To what extent might focusing more on income and wealth disparities fix the problem of affordable housing?
One of the most significant impacts on disparity in wealth-building has recently come to the forefront with the anniversary of the Tulsa Massacre. The city’s black middle class first lost their businesses and homes, not to mention many lives, in 1921 as a result of the massacre. Forty-five years later, many of the resident families’ descendants lost their re-built businesses and homes again when urban renewal wiped them out to build I-244. Without generational wealth-building, descendants of these Black families lost the advantage that long-term asset ownership and growth convey. Initiatives focusing on preserving ownership of homes and small businesses can work to reverse this trend in areas where they are at greatest risk for displacement due to development pressure–community land trusts, tax incentives to counter rising property values, preservation of affordable housing, provisions that require hiring local residents in developers’ agreements with local government, inclusionary affordable housing requirement in new residential development. The key is to work proactively and identify where these at-risk places are before they begin the transformation.
Low-paying jobs are at least half of the equation.
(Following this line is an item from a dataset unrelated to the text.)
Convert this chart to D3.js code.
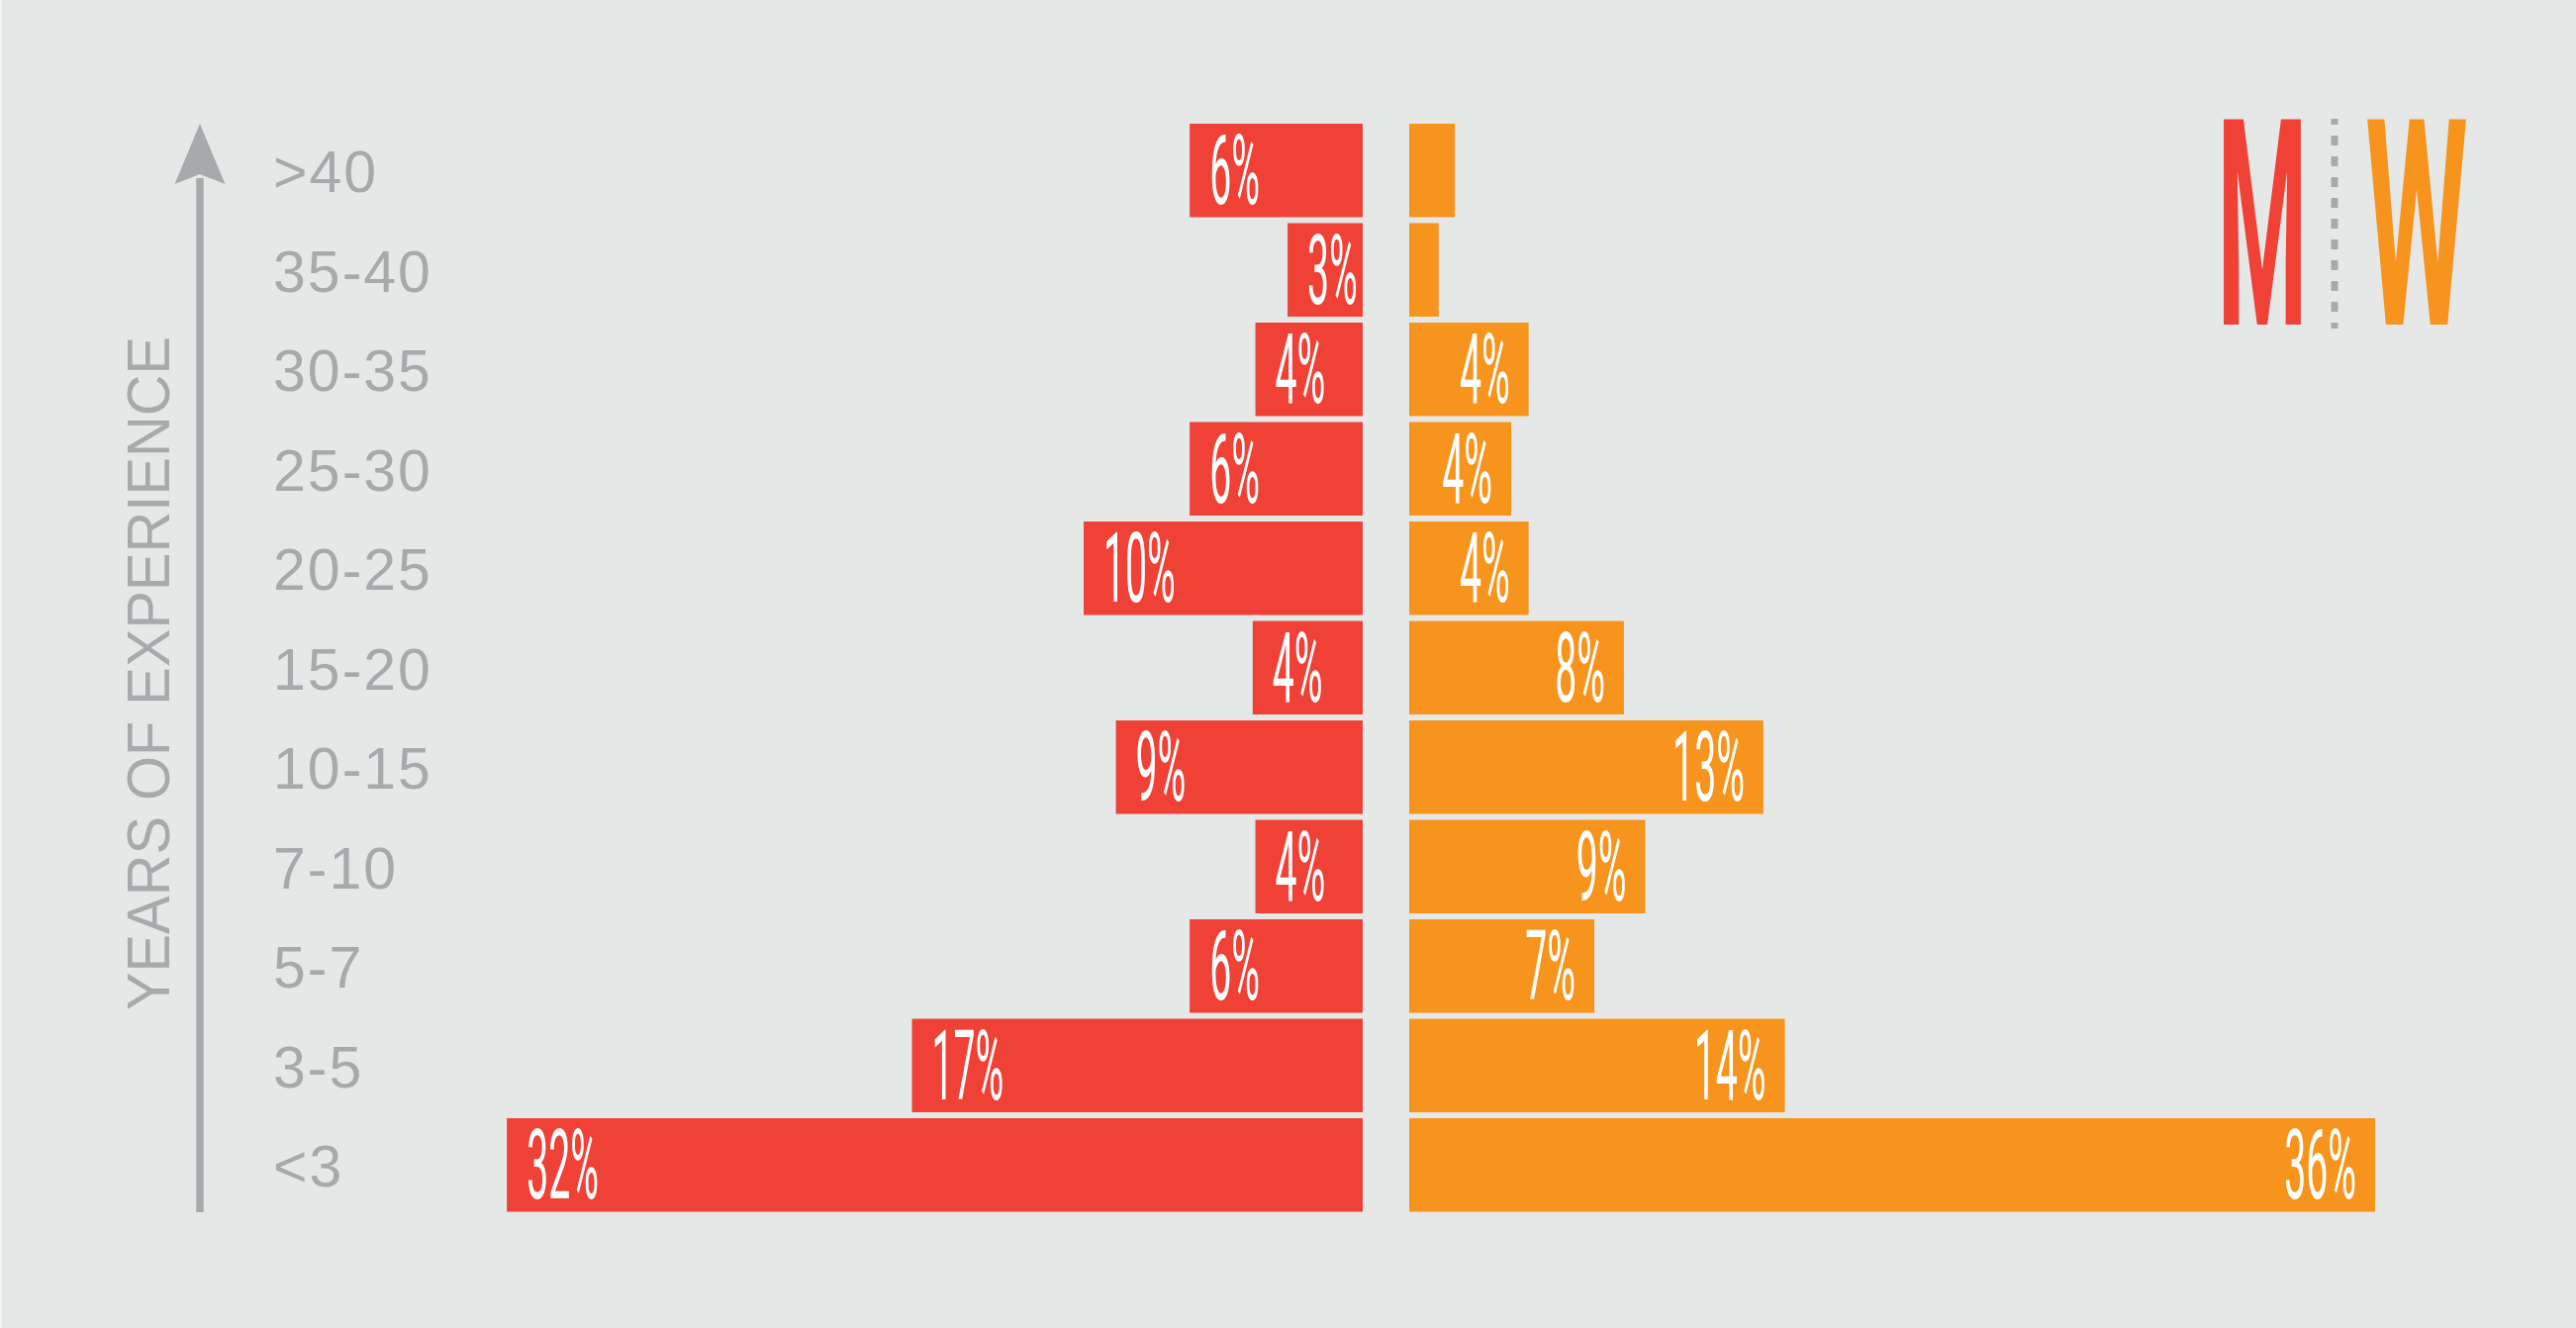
<!DOCTYPE html>
<html>
<head>
<meta charset="utf-8">
<script src="https://cdn.jsdelivr.net/npm/d3@7"></script>
<style>
  html, body { margin: 0; padding: 0; background: #e6e8e7; }
  svg { display: block; }
</style>
</head>
<body>
<svg id="chart" width="2603" height="1342"></svg>
<script>
// Years of experience, top row first
const categories = [">40", "35-40", "30-35", "25-30", "20-25", "15-20", "10-15", "7-10", "5-7", "3-5", "<3"];
// Share of men and women in each bracket (%)
const men   = [6.45, 2.8, 4.0, 6.45, 10.4, 4.1, 9.2, 4.0, 6.45, 16.8, 31.9];
const women = [1.7, 1.1, 4.45, 3.8, 4.45, 8.0, 13.2, 8.8, 6.9, 14.0, 36.0];
const axisTitle = "YEARS OF EXPERIENCE";
const legendMen = "M";
const legendWomen = "W";

const W = 2603, H = 1342;
const RED = "#ef4136", ORANGE = "#f7941d", GREY = "#a7a9ac", BG = "#e6e8e7";
const menEdge = 1377, womenEdge = 1424;

const svg = d3.select("#chart");
svg.append("rect").attr("width", W).attr("height", H).attr("fill", BG);
svg.append("rect").attr("width", 1.5).attr("height", H).attr("fill", "#f4f5f5");

const rows = categories.map((c, i) => ({ cat: c, m: men[i], w: women[i] }));

const y = d3.scaleBand().domain(categories).range([125, 1224.5]).paddingInner(0.06);
const x = d3.scaleLinear().domain([0, 36]).range([0, 976]);
const fmt = v => Math.round(v) + "%";
const showLabel = v => v >= 2.5;

// Men bars grow leftwards from the centre gap
svg.append("g").selectAll("rect").data(rows).join("rect")
  .attr("x", d => menEdge - x(d.m))
  .attr("y", d => y(d.cat))
  .attr("width", d => x(d.m))
  .attr("height", y.bandwidth())
  .attr("fill", RED);

// Women bars grow rightwards
svg.append("g").selectAll("rect").data(rows).join("rect")
  .attr("x", womenEdge)
  .attr("y", d => y(d.cat))
  .attr("width", d => x(d.w))
  .attr("height", y.bandwidth())
  .attr("fill", ORANGE);

// Condensed value labels inside the bars
const labelFont = { family: "Roboto", size: 98, weight: 400, squeeze: 0.4 };
function valueLabels(data, key, posX, anchor) {
  svg.append("g").selectAll("g").data(data.filter(d => showLabel(d[key]))).join("g")
    .attr("transform", d => `translate(${posX(d)},${y(d.cat) + y.bandwidth() / 2 + 34}) scale(${labelFont.squeeze},1)`)
    .append("text")
    .attr("text-anchor", anchor)
    .attr("font-family", labelFont.family)
    .attr("font-size", labelFont.size)
    .attr("font-weight", labelFont.weight)
    .attr("fill", "#ffffff")
    .text(d => fmt(d[key]));
}
valueLabels(rows, "m", d => menEdge - x(d.m) + 20, "start");
valueLabels(rows, "w", d => womenEdge + x(d.w) - 19, "end");

// Category labels
svg.append("g").selectAll("text").data(categories).join("text")
  .attr("x", 276)
  .attr("y", d => y(d) + y.bandwidth() / 2 + 22)
  .attr("font-family", "Liberation Sans, Arial, sans-serif")
  .attr("font-size", 59)
  .attr("letter-spacing", 2)
  .attr("fill", GREY)
  .text(d => d);

// Upward arrow
svg.append("line")
  .attr("x1", 202).attr("x2", 202)
  .attr("y1", 180).attr("y2", 1225)
  .attr("stroke", GREY).attr("stroke-width", 7.5);
svg.append("path")
  .attr("d", "M202,125 L227.5,186 L202,176 L176.5,186 Z")
  .attr("fill", GREY);

// Axis title
svg.append("text")
  .attr("transform", "translate(171,680.5) rotate(-90)")
  .attr("text-anchor", "middle")
  .attr("font-family", "Liberation Sans, Arial, sans-serif")
  .attr("font-size", 61)
  .attr("textLength", 681)
  .attr("lengthAdjust", "spacingAndGlyphs")
  .attr("fill", GREY)
  .text(axisTitle);

// Legend: tall condensed letters separated by a dotted rule
const ctx = document.createElement("canvas").getContext("2d");
function fitLetter(txt, left, right, baseline, colour) {
  const size = 292, weight = 700, fam = "Roboto";
  ctx.font = `${weight} ${size}px ${fam}`;
  const m = ctx.measureText(txt);
  const inkL = -m.actualBoundingBoxLeft, inkR = m.actualBoundingBoxRight;
  const s = (right - left) / (inkR - inkL);
  svg.append("g")
    .attr("transform", `translate(${left - inkL * s},${baseline}) scale(${s},1)`)
    .append("text")
    .attr("font-family", fam)
    .attr("font-weight", weight)
    .attr("font-size", size)
    .attr("fill", colour)
    .text(txt);
}
fitLetter(legendMen, 2247, 2325, 328, RED);
fitLetter(legendWomen, 2392, 2492, 328, ORANGE);
svg.append("line")
  .attr("x1", 2359).attr("x2", 2359)
  .attr("y1", 120).attr("y2", 332)
  .attr("stroke", GREY).attr("stroke-width", 7)
  .attr("stroke-dasharray", "10 11")
  .attr("stroke-dashoffset", 4);
</script>
</body>
</html>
From 2018 to 2028, the occupations that are projected to add the most jobs are overwhelmingly in the lowest-paying occupations. With U.S. Median Household Income of about $60,000 ($60,336 to be exact) the occupations that pay less than 50 percent ($30K or less) outnumber the jobs that pay 150 percent by 5:1. There will be 2.9 million jobs, where even if both adults are employed in these jobs, they will still earn less than half of all U.S. households. Even worse, many of these occupations are in health care and food services, occupations that also face higher health risks during the current crisis.